Written request:
Search the entries for the word "this" and pull out each line that has it.

+++

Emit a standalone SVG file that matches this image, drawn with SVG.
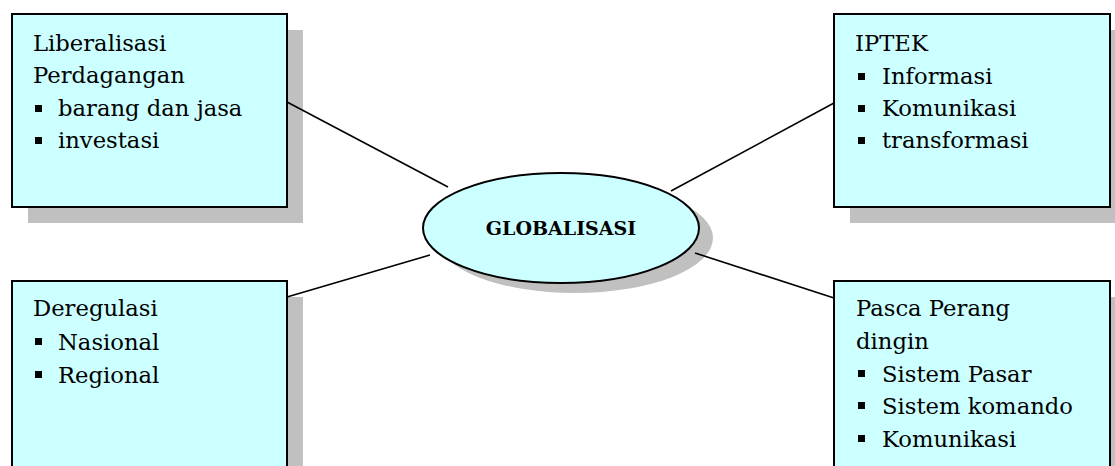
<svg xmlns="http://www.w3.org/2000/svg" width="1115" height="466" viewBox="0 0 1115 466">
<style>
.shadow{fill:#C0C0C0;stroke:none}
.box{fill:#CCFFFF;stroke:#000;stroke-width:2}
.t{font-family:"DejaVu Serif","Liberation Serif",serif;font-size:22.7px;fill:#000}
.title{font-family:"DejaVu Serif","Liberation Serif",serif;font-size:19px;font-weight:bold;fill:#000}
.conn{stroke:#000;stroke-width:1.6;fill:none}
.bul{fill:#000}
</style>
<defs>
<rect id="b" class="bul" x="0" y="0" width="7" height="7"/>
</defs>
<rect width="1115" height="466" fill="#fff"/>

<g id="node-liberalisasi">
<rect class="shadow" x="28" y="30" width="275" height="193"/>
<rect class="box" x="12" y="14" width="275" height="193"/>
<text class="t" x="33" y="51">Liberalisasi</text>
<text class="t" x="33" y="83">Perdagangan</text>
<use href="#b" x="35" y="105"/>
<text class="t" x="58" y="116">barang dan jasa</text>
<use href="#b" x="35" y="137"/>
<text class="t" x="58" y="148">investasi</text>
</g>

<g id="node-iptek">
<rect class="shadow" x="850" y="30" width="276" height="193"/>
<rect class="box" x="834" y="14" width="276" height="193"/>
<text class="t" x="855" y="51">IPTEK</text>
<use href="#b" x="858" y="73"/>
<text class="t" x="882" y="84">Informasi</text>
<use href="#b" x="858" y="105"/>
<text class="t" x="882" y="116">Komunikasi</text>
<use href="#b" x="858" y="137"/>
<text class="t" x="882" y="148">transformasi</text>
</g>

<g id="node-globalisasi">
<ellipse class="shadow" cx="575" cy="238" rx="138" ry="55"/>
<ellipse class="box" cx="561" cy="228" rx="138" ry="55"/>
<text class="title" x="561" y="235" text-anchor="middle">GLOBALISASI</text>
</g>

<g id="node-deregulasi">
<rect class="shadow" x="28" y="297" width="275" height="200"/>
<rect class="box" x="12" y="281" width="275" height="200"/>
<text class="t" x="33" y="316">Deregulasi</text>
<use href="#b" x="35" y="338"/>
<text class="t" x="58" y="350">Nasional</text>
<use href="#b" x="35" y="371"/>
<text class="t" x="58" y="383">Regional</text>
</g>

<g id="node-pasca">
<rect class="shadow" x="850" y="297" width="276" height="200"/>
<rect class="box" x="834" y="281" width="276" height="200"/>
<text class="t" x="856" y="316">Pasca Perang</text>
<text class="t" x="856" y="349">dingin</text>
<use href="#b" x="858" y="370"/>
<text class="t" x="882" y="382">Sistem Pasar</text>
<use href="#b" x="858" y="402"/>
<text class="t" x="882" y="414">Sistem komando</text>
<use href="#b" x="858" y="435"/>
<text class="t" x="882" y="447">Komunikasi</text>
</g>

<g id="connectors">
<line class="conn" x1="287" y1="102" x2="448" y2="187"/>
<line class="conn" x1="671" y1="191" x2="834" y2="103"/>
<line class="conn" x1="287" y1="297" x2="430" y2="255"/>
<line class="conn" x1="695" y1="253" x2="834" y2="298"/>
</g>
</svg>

+++

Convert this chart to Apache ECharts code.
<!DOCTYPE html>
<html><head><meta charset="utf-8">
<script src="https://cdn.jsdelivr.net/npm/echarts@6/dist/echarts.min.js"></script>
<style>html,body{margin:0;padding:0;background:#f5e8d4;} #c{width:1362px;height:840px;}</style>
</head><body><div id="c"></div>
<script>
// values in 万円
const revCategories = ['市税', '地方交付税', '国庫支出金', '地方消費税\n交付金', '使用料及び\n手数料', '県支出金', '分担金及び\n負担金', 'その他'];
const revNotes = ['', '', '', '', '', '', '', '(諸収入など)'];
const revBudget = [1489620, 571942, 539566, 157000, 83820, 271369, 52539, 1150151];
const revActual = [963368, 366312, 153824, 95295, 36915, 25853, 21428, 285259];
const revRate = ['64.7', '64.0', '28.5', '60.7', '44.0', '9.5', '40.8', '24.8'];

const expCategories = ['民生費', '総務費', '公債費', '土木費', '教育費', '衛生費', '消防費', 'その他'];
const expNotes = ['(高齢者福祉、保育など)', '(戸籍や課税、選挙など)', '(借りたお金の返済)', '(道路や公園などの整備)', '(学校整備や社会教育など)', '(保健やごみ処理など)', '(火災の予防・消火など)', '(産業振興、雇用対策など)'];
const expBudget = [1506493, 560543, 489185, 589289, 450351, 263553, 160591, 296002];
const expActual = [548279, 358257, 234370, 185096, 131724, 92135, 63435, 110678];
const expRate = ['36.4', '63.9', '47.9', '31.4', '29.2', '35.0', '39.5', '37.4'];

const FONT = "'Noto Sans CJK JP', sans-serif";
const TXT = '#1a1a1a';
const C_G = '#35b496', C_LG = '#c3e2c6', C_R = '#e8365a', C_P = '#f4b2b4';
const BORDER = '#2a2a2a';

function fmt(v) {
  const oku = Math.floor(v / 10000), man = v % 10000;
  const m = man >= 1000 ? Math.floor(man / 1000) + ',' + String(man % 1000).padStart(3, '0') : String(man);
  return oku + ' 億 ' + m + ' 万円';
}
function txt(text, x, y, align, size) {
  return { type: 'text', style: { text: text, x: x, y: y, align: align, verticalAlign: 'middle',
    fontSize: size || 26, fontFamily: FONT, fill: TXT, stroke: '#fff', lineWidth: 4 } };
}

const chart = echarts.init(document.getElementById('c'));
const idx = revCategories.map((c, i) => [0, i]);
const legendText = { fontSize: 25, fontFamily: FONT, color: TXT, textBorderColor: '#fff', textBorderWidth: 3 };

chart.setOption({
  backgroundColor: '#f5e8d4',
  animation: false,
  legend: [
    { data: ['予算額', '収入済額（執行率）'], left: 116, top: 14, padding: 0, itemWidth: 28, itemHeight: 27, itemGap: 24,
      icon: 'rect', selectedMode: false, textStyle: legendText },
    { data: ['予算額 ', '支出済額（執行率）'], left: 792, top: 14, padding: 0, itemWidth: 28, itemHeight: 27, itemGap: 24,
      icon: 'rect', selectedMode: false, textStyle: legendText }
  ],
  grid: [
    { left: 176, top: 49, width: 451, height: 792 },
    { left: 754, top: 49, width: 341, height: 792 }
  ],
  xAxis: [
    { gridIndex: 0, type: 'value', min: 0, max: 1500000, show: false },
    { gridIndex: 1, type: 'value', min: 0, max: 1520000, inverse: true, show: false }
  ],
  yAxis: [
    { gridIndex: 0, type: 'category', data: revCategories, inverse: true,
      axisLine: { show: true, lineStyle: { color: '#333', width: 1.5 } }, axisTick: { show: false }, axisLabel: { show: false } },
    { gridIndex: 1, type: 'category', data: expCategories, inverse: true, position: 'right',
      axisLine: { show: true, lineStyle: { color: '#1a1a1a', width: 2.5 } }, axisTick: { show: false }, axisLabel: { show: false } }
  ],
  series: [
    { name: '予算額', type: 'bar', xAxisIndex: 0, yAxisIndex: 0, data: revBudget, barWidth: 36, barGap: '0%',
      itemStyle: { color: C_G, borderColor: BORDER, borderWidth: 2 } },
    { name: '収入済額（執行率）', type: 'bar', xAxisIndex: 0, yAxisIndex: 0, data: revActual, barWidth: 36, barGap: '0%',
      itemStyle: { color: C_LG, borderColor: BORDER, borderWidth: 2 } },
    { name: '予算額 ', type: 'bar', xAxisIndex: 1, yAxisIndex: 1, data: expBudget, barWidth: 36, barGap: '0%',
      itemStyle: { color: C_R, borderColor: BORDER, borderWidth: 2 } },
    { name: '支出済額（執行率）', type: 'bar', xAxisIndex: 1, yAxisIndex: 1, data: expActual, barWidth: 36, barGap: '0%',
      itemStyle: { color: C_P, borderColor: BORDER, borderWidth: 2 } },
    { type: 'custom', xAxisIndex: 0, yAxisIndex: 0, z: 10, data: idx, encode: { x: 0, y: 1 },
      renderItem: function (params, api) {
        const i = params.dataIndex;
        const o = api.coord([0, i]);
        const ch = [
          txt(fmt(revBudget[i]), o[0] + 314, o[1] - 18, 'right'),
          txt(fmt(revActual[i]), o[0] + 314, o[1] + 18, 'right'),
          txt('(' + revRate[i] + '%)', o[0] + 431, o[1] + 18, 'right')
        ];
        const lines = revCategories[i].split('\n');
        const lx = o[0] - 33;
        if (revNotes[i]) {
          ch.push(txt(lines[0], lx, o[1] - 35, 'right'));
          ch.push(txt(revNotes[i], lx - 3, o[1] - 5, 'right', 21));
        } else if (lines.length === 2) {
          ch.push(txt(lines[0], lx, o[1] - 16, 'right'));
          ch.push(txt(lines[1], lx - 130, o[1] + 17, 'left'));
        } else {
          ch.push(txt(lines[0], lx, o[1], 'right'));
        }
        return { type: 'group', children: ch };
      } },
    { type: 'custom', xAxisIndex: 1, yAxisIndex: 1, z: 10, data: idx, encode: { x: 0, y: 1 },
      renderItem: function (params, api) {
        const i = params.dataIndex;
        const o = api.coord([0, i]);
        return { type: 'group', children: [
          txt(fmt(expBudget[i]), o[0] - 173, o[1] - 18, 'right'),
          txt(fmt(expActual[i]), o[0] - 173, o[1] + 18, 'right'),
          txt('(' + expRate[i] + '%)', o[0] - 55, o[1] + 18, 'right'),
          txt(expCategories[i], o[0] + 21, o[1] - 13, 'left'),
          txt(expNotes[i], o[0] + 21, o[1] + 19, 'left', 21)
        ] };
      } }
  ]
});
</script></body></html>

+++

Reply to the task:
Emit a standalone SVG file that matches this image, drawn with SVG.
Convert this chart to Apache ECharts code.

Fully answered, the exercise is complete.